Generell sei von einer militärischen und (Waffen-)Export orientierten Politik zu einer stärker demokratiefördernd ausgerichteten zu finden: „Das gewaltsame Überstülpen politischer Modelle über andere Gesellschaften kann das Legitimationsproblem nicht lösen, sondern wird es oft noch verschärfen.“ Bedauert wird, daß eine Weiterentwicklung des Völkerrechts zur internationalen „Responsibility to Protect“ durch die NATO-Bombardements z.B. in Libyen schwer rückholbar geschädigt wurde. Die Notwendigkeit, nachhaltige Gesundheitssysteme ohne Militär aufzubauen, wird am Beispiel „Ebola“ demonstriert, und es wird eine entwicklungsfördernde Handelspolitik eingefordert.
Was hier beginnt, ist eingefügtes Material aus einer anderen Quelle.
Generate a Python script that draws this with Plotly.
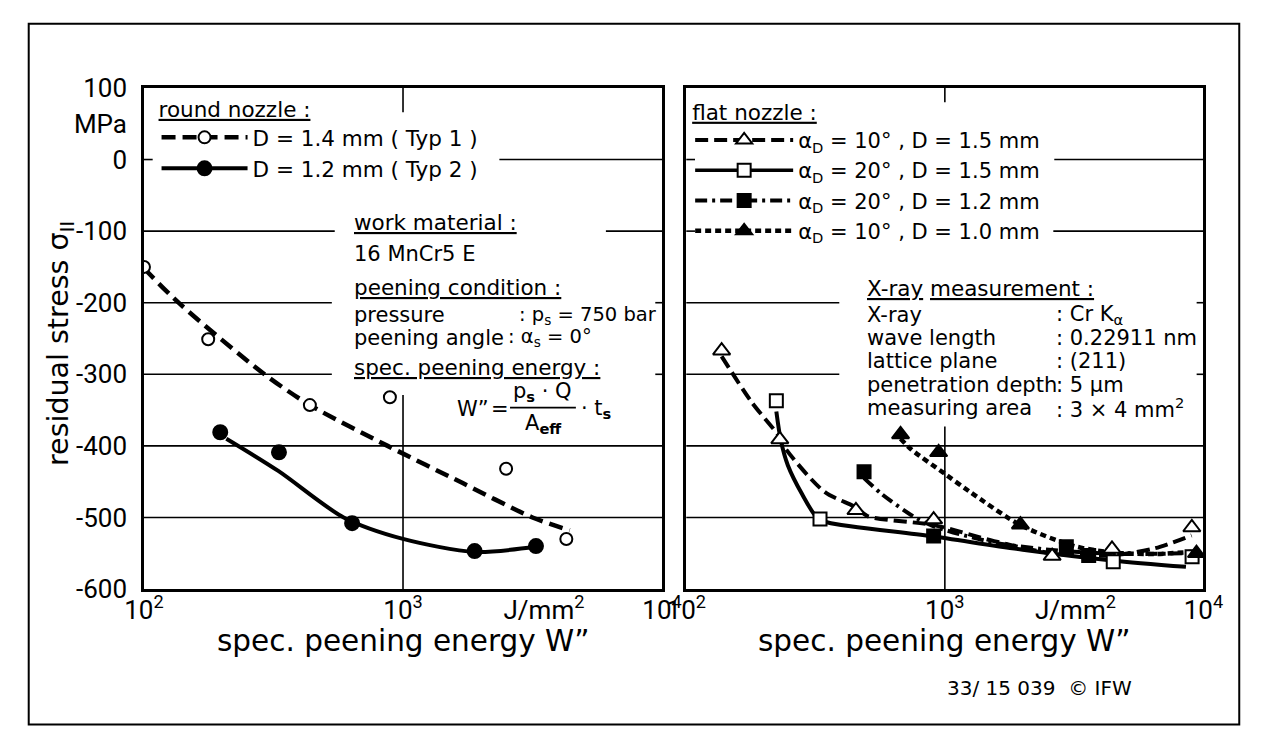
import plotly.graph_objects as go
from plotly.subplots import make_subplots

W, H = 1267, 749


def px(x):
    return x / W


def py(y):
    return 1 - y / H


FONT = "DejaVu Sans"
NUMFONT = "Roboto"

# ---------------- data ----------------
# round nozzle, left panel
typ1_x = [100, 177, 437, 890, 2500, 4270]
typ1_y = [-150, -251, -343, -332, -432, -530]
typ1_fit_x = [100, 136, 292, 437, 872, 1700, 3160, 4400]
typ1_fit_y = [-152, -200, -300, -343, -400, -452, -500, -518]

typ2_x = [197, 332, 636, 1890, 3260]
typ2_y = [-381, -409, -508, -547, -540]
typ2_fit_x = [208, 330, 590, 1000, 1890, 3260]
typ2_fit_y = [-390, -435, -500, -530, -548, -541]

# flat nozzle, right panel
a10d15_x = [137, 230, 453, 905, 2600, 4430, 9020]
a10d15_y = [-267, -391, -490, -503, -554, -544, -514]
a10d15_fit_x = [137, 179, 230, 240, 342, 453, 502, 916, 1550, 2600, 4400, 6500, 9000]
a10d15_fit_y = [-275, -339, -388, -402, -464, -486, -498, -511, -533, -550, -553, -543, -525]

a20d15_x = [223, 329, 4480, 9040]
a20d15_y = [-337, -502, -562, -555]
a20d15_fit_x = [223, 232, 247, 281, 320, 353, 878, 2000, 4430, 8560]
a20d15_fit_y = [-352, -392, -427, -468, -500, -507, -526, -545, -560, -569]

a20d12_x = [487, 905, 2950, 3600]
a20d12_y = [-436, -526, -541, -553]
a20d12_fit_x = [487, 573, 767, 901, 1550, 2900, 5000, 8500]
a20d12_fit_y = [-445, -468, -500, -512, -535, -547, -551, -550]

a10d10_x = [674, 946, 1960, 9400]
a10d10_y = [-384, -409, -510, -550]
a10d10_fit_x = [674, 742, 1000, 1248, 1970, 3170, 4460, 6440, 9000]
a10d10_fit_y = [-390, -405, -439, -464, -511, -540, -549, -551, -548]

y_ticks = [100, 50, 0, -100, -200, -300, -400, -500, -600]
y_ticktext = ["100", "MPa", "0", "-100", "-200", "-300", "-400", "-500", "-600"]
x_ticks_left = [100, 1000, 3500, 10000]
x_ticks_right = [100, 1000, 3200, 10000]
x_ticktext = ["10<sup>2</sup>", "10<sup>3</sup>", "J/mm<sup>2</sup>", "10<sup>4</sup>"]

round_names = ["D = 1.4 mm ( Typ 1 )", "D = 1.2 mm ( Typ 2 )"]
flat_names = [
    "α<sub>D</sub> = 10° , D = 1.5 mm",
    "α<sub>D</sub> = 20° , D = 1.5 mm",
    "α<sub>D</sub> = 20° , D = 1.2 mm",
    "α<sub>D</sub> = 10° , D = 1.0 mm",
]

# ---------------- figure ----------------
fig = make_subplots(rows=1, cols=2)
BL = "black"


def curve(x, y, dash, width, xa, ya):
    fig.add_trace(go.Scatter(x=x, y=y, mode="lines",
                             line=dict(color=BL, width=width, dash=dash, shape="spline", smoothing=0.8),
                             showlegend=False, hoverinfo="skip", xaxis=xa, yaxis=ya))


def pts(x, y, symbol, fill, size, xa, ya):
    fig.add_trace(go.Scatter(x=x, y=y, mode="markers",
                             marker=dict(symbol=symbol, color=fill, size=size, line=dict(color=BL, width=2)),
                             showlegend=False, xaxis=xa, yaxis=ya))


def leg(name, dash, width, symbol, fill, size, legend, xa, ya):
    fig.add_trace(go.Scatter(x=[None], y=[None], mode="lines+markers", name=name,
                             line=dict(color=BL, width=width, dash=dash),
                             marker=dict(symbol=symbol, color=fill, size=size, line=dict(color=BL, width=2)),
                             legend=legend, xaxis=xa, yaxis=ya))


D1 = "14px,7px"
DASH_LONG = "13px,6px"
DASH_DOT = "12px,5px,3px,5px"
DASH_SHORT = "6px,4px"

# left panel
curve(typ1_fit_x, typ1_fit_y, D1, 4.5, "x", "y")
curve(typ2_fit_x, typ2_fit_y, "solid", 4, "x", "y")
pts(typ1_x, typ1_y, "circle", "white", 12, "x", "y")
pts(typ2_x, typ2_y, "circle", BL, 14, "x", "y")
leg(round_names[0], D1, 4.5, "circle", "white", 12, "legend", "x", "y")
leg(round_names[1], "solid", 4, "circle", BL, 14, "legend", "x", "y")

# right panel
curve(a10d15_fit_x, a10d15_fit_y, DASH_LONG, 4, "x2", "y2")
curve(a20d15_fit_x, a20d15_fit_y, "solid", 4, "x2", "y2")
curve(a20d12_fit_x, a20d12_fit_y, DASH_DOT, 4, "x2", "y2")
curve(a10d10_fit_x, a10d10_fit_y, DASH_SHORT, 4.5, "x2", "y2")
pts(a10d15_x, a10d15_y, "triangle-up", "white", 15, "x2", "y2")
pts(a20d15_x, a20d15_y, "square", "white", 13, "x2", "y2")
pts(a20d12_x, a20d12_y, "square", BL, 13, "x2", "y2")
pts(a10d10_x, a10d10_y, "triangle-up", BL, 15, "x2", "y2")
leg(flat_names[0], DASH_LONG, 4, "triangle-up", "white", 14, "legend2", "x2", "y2")
leg(flat_names[1], "solid", 3.5, "square", "white", 13, "legend2", "x2", "y2")
leg(flat_names[2], DASH_DOT, 4, "square", BL, 13, "legend2", "x2", "y2")
leg(flat_names[3], DASH_SHORT, 4.5, "triangle-up", BL, 14, "legend2", "x2", "y2")

TOP, BOT = 76, 598
ydom = [py(BOT), py(TOP)]
axis_common = dict(showline=True, mirror=True, linecolor=BL, linewidth=2.5, showgrid=False, zeroline=False,
                   ticks="", tickfont=dict(family=NUMFONT, size=26, color=BL))

legend_common = dict(xanchor="left", yanchor="top", bgcolor="rgba(0,0,0,0)", tracegroupgap=0)

fig.update_layout(
    width=W, height=H, margin=dict(l=0, r=0, t=0, b=0),
    paper_bgcolor="white", plot_bgcolor="white",
    font=dict(family=FONT, color=BL),
    xaxis=dict(domain=[px(128), px(663)], type="log", range=[2, 4], tickvals=x_ticks_left, ticktext=x_ticktext,
               ticklabelstandoff=-4, **axis_common),
    xaxis2=dict(domain=[px(688), px(1222)], type="log", range=[2, 4], tickvals=x_ticks_right, ticktext=x_ticktext,
                ticklabelstandoff=-4, **axis_common),
    yaxis=dict(domain=ydom, range=[-600, 100], tickvals=y_ticks, ticktext=y_ticktext, ticklabelstandoff=9,
               **axis_common),
    yaxis2=dict(domain=ydom, range=[-600, 100], showticklabels=False, anchor="x2", **axis_common),
    legend=dict(x=px(141), y=py(77), itemwidth=86, font=dict(family=FONT, size=21.5),
                title=dict(text="<u>round nozzle :</u>", font=dict(family=FONT, size=21.5)), **legend_common),
    legend2=dict(x=px(692), y=py(80), itemwidth=98, font=dict(family=FONT, size=21),
                 title=dict(text="<u>flat nozzle :</u>", font=dict(family=FONT, size=21.5)), **legend_common),
    showlegend=True,
)

# ---------------- partial grid lines and ticks ----------------
shapes = []


def hl(yv, x0, x1, yref="y"):
    shapes.append(dict(type="line", xref="paper", yref=yref, x0=px(x0), x1=px(x1), y0=yv, y1=yv,
                       line=dict(color=BL, width=1.6), layer="below"))


# left panel
hl(0, 128, 137); hl(0, 495, 663)
hl(-100, 128, 325); hl(-100, 605, 663)
hl(-200, 128, 322); hl(-200, 656, 663)
hl(-300, 128, 322); hl(-300, 656, 663)
hl(-400, 128, 663); hl(-500, 128, 663)
# right panel
hl(0, 688, 697, "y2"); hl(0, 1068, 1222, "y2")
hl(-100, 688, 697, "y2"); hl(-100, 1067, 1222, "y2")
hl(-200, 688, 846, "y2"); hl(-200, 1215, 1222, "y2")
hl(-300, 688, 846, "y2"); hl(-300, 1215, 1222, "y2")
hl(-400, 688, 1222, "y2"); hl(-500, 688, 1222, "y2")
# vertical lines at 10^3
for xr, yr, ytop, ytick in [("x domain", "y", -329, 66), ("x2 domain", "y2", -373, 80)]:
    shapes.append(dict(type="line", xref=xr, yref=yr, x0=0.5, x1=0.5, y0=-600, y1=ytop,
                       line=dict(color=BL, width=1.6), layer="below"))
    shapes.append(dict(type="line", xref=xr, yref=yr, x0=0.5, x1=0.5, y0=100, y1=ytick,
                       line=dict(color=BL, width=1.6), layer="below"))
# outer frame
shapes.append(dict(type="rect", xref="paper", yref="paper", x0=px(9), x1=px(1259), y0=py(739), y1=py(9),
                   line=dict(color=BL, width=2)))
# fraction bar of the formula
shapes.append(dict(type="line", xref="paper", yref="paper", x0=px(506), x1=px(574), y0=py(409), y1=py(409),
                   line=dict(color=BL, width=1.6)))
fig.update_layout(shapes=shapes)

# ---------------- texts ----------------
ann = []


def txt(x, y, s, size=21, xanchor="left", family=FONT, **kw):
    ann.append(dict(x=px(x), y=py(y), xref="paper", yref="paper", text=s, showarrow=False,
                    xanchor=xanchor, yanchor="middle", font=dict(family=family, size=size, color=BL), **kw))


L = 343
txt(L, 216, "<u>work material :</u>", size=21.5)
txt(L, 249, "16 MnCr5 E")
txt(L, 284, "<u>peening condition :</u>", size=21.5)
txt(L, 313, "pressure")
txt(513, 313, ": p<sub>s</sub> = 750 bar", size=19.5)
txt(L, 336, "peening angle")
txt(502, 336, ": α<sub>s</sub> = 0°", size=19.5)
txt(L, 367, "<u>spec. peening energy :</u>", size=21.5)
txt(449, 410, "W”")
txt(496, 410, "=", xanchor="center")
txt(540, 393, "p<sub><b>s</b></sub> · Q", xanchor="center")
txt(541, 426, "A<sub><b>eff</b></sub>", xanchor="center")
txt(577, 410, "· t<sub><b>s</b></sub>")

R = 873
C = 1068
txt(R, 285, "<u>X-ray</u> <u>measurement :</u>", size=21.5)
rows = [("X-ray", ": Cr K<sub>α</sub>", 312), ("wave length", ": 0.22911 nm", 336),
        ("lattice plane", ": (211)", 360), ("penetration depth", ": 5 µm", 385),
        ("measuring area", ": 3 × 4 mm<sup>2</sup>", 409)]
for a, b, y in rows:
    txt(R, y, a)
    txt(C, y, b)

# axis titles
txt(396, 652, "spec. peening energy W”", size=29.5, xanchor="center")
txt(955, 652, "spec. peening energy W”", size=29.5, xanchor="center")
txt(42, 342, "residual stress σ<sub>II</sub>", size=28.5, xanchor="center", textangle=-90)
# footer
txt(1053, 701, "33/ 15 039  © IFW", size=20, xanchor="center")

fig.update_layout(annotations=ann)

fig.write_html("out.html")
Zudem drängen die Friedensinstitute zur grundsätzlichen „Überprüfung“ des Stellenwerts, den das Militär in der deutschen Politik künftig haben soll und: „Schließlich fordern wir erneut, daß die Bundeswehr auf die Entwicklung und Beschaffung von Kampfdrohnen verzichtet.“
Damit leistet die Friedensforschung mit diesem Band diskutable und informative Beiträge zur Arbeit der Friedensbewegung. Hilfreich darüber hinaus wäre, sie würde sich selbst mehr als Teil der Friedensbewegung und weniger als Berater einer zunehmend konzeptionslosen und zynischen Administration verstehen.
Damit sie das besser kann, müssen aber alle Hochschulmitglieder für eine bessere öffentlichen Finanzierung von Bildung und Wissenschaft kämpfen, damit diese wichtigen Einrichtungen unabhängig interdisziplinär forschen können und Friedensbildung eine höheren Stellenwert erhält. Eine entsprechende Kooperation aller Hochschulmitglieder – auch über die Grenzen von Fakultäten hinweg – ist da unbedingt weiterzuentwickeln.
Das mag auch bei den derzeitigen Wahlen zu den Fakultätsräten als Maßstab gelten.